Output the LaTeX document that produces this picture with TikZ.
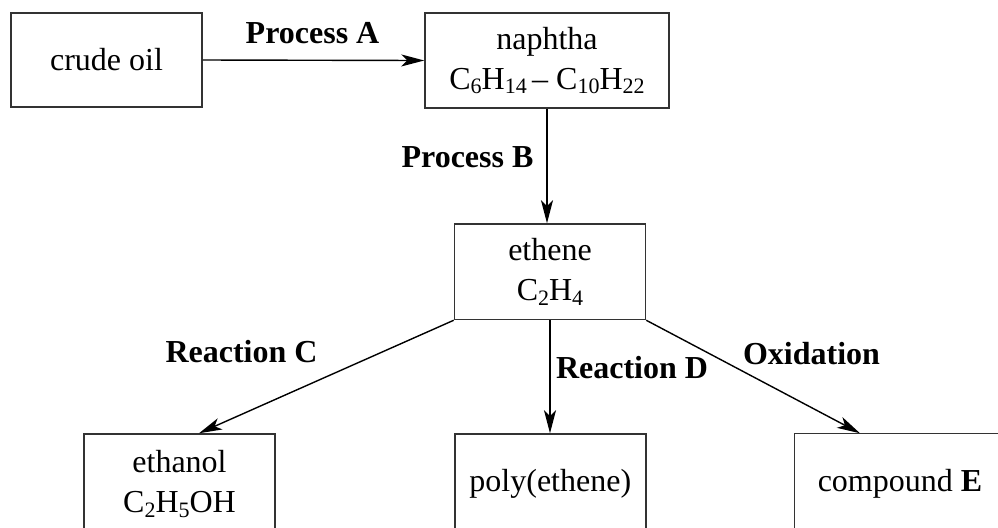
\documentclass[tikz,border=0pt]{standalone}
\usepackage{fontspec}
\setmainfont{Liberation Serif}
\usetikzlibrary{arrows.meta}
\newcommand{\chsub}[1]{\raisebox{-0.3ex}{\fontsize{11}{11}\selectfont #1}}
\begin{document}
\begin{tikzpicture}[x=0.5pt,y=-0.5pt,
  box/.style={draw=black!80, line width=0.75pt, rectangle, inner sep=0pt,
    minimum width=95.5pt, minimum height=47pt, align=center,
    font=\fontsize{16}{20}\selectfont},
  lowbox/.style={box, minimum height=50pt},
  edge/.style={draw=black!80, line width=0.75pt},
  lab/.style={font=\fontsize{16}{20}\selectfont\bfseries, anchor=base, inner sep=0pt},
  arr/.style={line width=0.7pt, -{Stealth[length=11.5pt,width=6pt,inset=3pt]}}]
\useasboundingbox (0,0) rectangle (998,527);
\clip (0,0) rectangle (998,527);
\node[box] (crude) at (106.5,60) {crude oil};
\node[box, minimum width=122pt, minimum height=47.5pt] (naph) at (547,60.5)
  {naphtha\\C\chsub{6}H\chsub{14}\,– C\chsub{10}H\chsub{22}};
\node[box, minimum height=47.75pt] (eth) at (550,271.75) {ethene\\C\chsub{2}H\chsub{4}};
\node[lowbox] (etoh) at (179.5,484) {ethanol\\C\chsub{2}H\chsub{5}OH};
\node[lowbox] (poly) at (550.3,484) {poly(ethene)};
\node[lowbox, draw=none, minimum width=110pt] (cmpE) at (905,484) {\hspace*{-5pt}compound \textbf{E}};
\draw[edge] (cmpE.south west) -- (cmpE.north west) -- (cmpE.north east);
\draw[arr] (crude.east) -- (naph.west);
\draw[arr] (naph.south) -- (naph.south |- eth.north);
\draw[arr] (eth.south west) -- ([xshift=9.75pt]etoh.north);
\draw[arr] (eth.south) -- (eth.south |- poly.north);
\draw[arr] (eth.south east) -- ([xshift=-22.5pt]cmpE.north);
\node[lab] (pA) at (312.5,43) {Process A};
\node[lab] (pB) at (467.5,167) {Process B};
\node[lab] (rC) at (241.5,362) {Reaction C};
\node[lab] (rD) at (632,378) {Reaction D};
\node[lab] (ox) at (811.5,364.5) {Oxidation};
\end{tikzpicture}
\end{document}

■ ■ ■ ■

What this task involves = Set the pictures aside and transcribe the data above exactly.

Result =
Output the LaTeX document that produces this picture with TikZ.
\documentclass[tikz,border=0pt]{standalone}
\usepackage{fontspec}
\setmainfont{Liberation Serif}
\usetikzlibrary{arrows.meta}
\newcommand{\chsub}[1]{\raisebox{-0.3ex}{\fontsize{11}{11}\selectfont #1}}
\begin{document}
\begin{tikzpicture}[x=0.5pt,y=-0.5pt,
  box/.style={draw=black!80, line width=0.75pt, rectangle, inner sep=0pt,
    minimum width=95.5pt, minimum height=47pt, align=center,
    font=\fontsize{16}{20}\selectfont},
  lowbox/.style={box, minimum height=50pt},
  edge/.style={draw=black!80, line width=0.75pt},
  lab/.style={font=\fontsize{16}{20}\selectfont\bfseries, anchor=base, inner sep=0pt},
  arr/.style={line width=0.7pt, -{Stealth[length=11.5pt,width=6pt,inset=3pt]}}]
\useasboundingbox (0,0) rectangle (998,527);
\clip (0,0) rectangle (998,527);
\node[box] (crude) at (106.5,60) {crude oil};
\node[box, minimum width=122pt, minimum height=47.5pt] (naph) at (547,60.5)
  {naphtha\\C\chsub{6}H\chsub{14}\,– C\chsub{10}H\chsub{22}};
\node[box, minimum height=47.75pt] (eth) at (550,271.75) {ethene\\C\chsub{2}H\chsub{4}};
\node[lowbox] (etoh) at (179.5,484) {ethanol\\C\chsub{2}H\chsub{5}OH};
\node[lowbox] (poly) at (550.3,484) {poly(ethene)};
\node[lowbox, draw=none, minimum width=110pt] (cmpE) at (905,484) {\hspace*{-5pt}compound \textbf{E}};
\draw[edge] (cmpE.south west) -- (cmpE.north west) -- (cmpE.north east);
\draw[arr] (crude.east) -- (naph.west);
\draw[arr] (naph.south) -- (naph.south |- eth.north);
\draw[arr] (eth.south west) -- ([xshift=9.75pt]etoh.north);
\draw[arr] (eth.south) -- (eth.south |- poly.north);
\draw[arr] (eth.south east) -- ([xshift=-22.5pt]cmpE.north);
\node[lab] (pA) at (312.5,43) {Process A};
\node[lab] (pB) at (467.5,167) {Process B};
\node[lab] (rC) at (241.5,362) {Reaction C};
\node[lab] (rD) at (632,378) {Reaction D};
\node[lab] (ox) at (811.5,364.5) {Oxidation};
\end{tikzpicture}
\end{document}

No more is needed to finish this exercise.